## Instruction:
Write out each line of the listing as it stands, without the images.

## Dataset content:
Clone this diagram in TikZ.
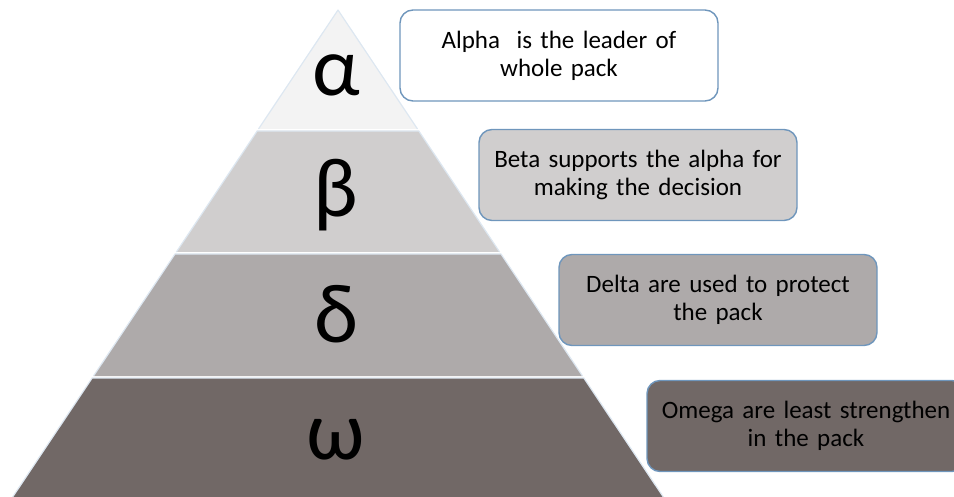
\documentclass[tikz,border=0pt]{standalone}
\usepackage{fontspec}
\setmainfont{Carlito}
\usetikzlibrary{calc, positioning}

\definecolor{tierA}{HTML}{F3F3F3}
\definecolor{tierB}{HTML}{D0CECE}
\definecolor{tierC}{HTML}{AEAAAA}
\definecolor{tierD}{HTML}{716866}
\definecolor{edgeblue}{HTML}{6F96BC}
\definecolor{sepline}{HTML}{DDE7F1}

\begin{document}
\begin{tikzpicture}[
		x=1pt, y=-1pt,
		tier/.style={draw=sepline, line width=1.2pt, line join=round},
		letter/.style={font=\fontsize{84}{84}\selectfont, text=black, inner sep=0pt},
		infobox/.style={draw=edgeblue, line width=1.4pt, rounded corners=13pt, minimum width=318pt, minimum height=91pt,
			text width=310pt, align=center, font=\fontsize{25}{28}\selectfont, text=black}
		]
		\useasboundingbox (0,0) rectangle (954,497);
		
		% ==========================================
		% 1. THE PYRAMID TIERS
		% ==========================================
		% Data format: index / top y / bottom y / letter y / fill / symbol
		\foreach \i/\ytop/\ybot/\ysym/\clr/\sym in {
			1/10/129/75/tierA/α,
			2/131/252/195/tierB/β,
			3/254/376/314/tierC/δ,
			4/378/497/440/tierD/ω%
		} {
			\pgfmathsetmacro{\lt}{338 - (\ytop-10)*0.668}
			\pgfmathsetmacro{\rt}{338 + (\ytop-10)*0.668}
			\pgfmathsetmacro{\lb}{338 - (\ybot-10)*0.668}
			\pgfmathsetmacro{\rb}{338 + (\ybot-10)*0.668}
			\fill[\clr] (\lt,\ytop) -- (\rt,\ytop) -- (\rb,\ybot) -- (\lb,\ybot) -- cycle;
			\draw[tier] (\lb,\ybot) -- (\lt,\ytop) -- (\rt,\ytop) -- (\rb,\ybot);
			\node[letter] (g-\i) at (336, \ysym) {\sym};
		}
		
		% ==========================================
		% 2. DESCRIPTION BOXES
		% ==========================================
		\node[infobox, fill=white] (box-1) at (559, 55.5) {Alpha\ \ is the leader of\\ whole pack};
		\node[infobox, fill=tierB] (box-2) at (638, 175) {Beta supports the alpha for\\ making the decision};
		\node[infobox, fill=tierC] (box-3) at (718, 300) {Delta are used to protect\\ the pack};
		\node[infobox, fill=tierD] (box-4) at (806, 426) {Omega are least strengthen\\ in the pack};
		
	\end{tikzpicture}
\end{document}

## Written response:
Clone this diagram in TikZ.
\documentclass[tikz,border=0pt]{standalone}
\usepackage{fontspec}
\setmainfont{Carlito}
\usetikzlibrary{calc, positioning}

\definecolor{tierA}{HTML}{F3F3F3}
\definecolor{tierB}{HTML}{D0CECE}
\definecolor{tierC}{HTML}{AEAAAA}
\definecolor{tierD}{HTML}{716866}
\definecolor{edgeblue}{HTML}{6F96BC}
\definecolor{sepline}{HTML}{DDE7F1}

\begin{document}
\begin{tikzpicture}[
		x=1pt, y=-1pt,
		tier/.style={draw=sepline, line width=1.2pt, line join=round},
		letter/.style={font=\fontsize{84}{84}\selectfont, text=black, inner sep=0pt},
		infobox/.style={draw=edgeblue, line width=1.4pt, rounded corners=13pt, minimum width=318pt, minimum height=91pt,
			text width=310pt, align=center, font=\fontsize{25}{28}\selectfont, text=black}
		]
		\useasboundingbox (0,0) rectangle (954,497);
		
		% ==========================================
		% 1. THE PYRAMID TIERS
		% ==========================================
		% Data format: index / top y / bottom y / letter y / fill / symbol
		\foreach \i/\ytop/\ybot/\ysym/\clr/\sym in {
			1/10/129/75/tierA/α,
			2/131/252/195/tierB/β,
			3/254/376/314/tierC/δ,
			4/378/497/440/tierD/ω%
		} {
			\pgfmathsetmacro{\lt}{338 - (\ytop-10)*0.668}
			\pgfmathsetmacro{\rt}{338 + (\ytop-10)*0.668}
			\pgfmathsetmacro{\lb}{338 - (\ybot-10)*0.668}
			\pgfmathsetmacro{\rb}{338 + (\ybot-10)*0.668}
			\fill[\clr] (\lt,\ytop) -- (\rt,\ytop) -- (\rb,\ybot) -- (\lb,\ybot) -- cycle;
			\draw[tier] (\lb,\ybot) -- (\lt,\ytop) -- (\rt,\ytop) -- (\rb,\ybot);
			\node[letter] (g-\i) at (336, \ysym) {\sym};
		}
		
		% ==========================================
		% 2. DESCRIPTION BOXES
		% ==========================================
		\node[infobox, fill=white] (box-1) at (559, 55.5) {Alpha\ \ is the leader of\\ whole pack};
		\node[infobox, fill=tierB] (box-2) at (638, 175) {Beta supports the alpha for\\ making the decision};
		\node[infobox, fill=tierC] (box-3) at (718, 300) {Delta are used to protect\\ the pack};
		\node[infobox, fill=tierD] (box-4) at (806, 426) {Omega are least strengthen\\ in the pack};
		
	\end{tikzpicture}
\end{document}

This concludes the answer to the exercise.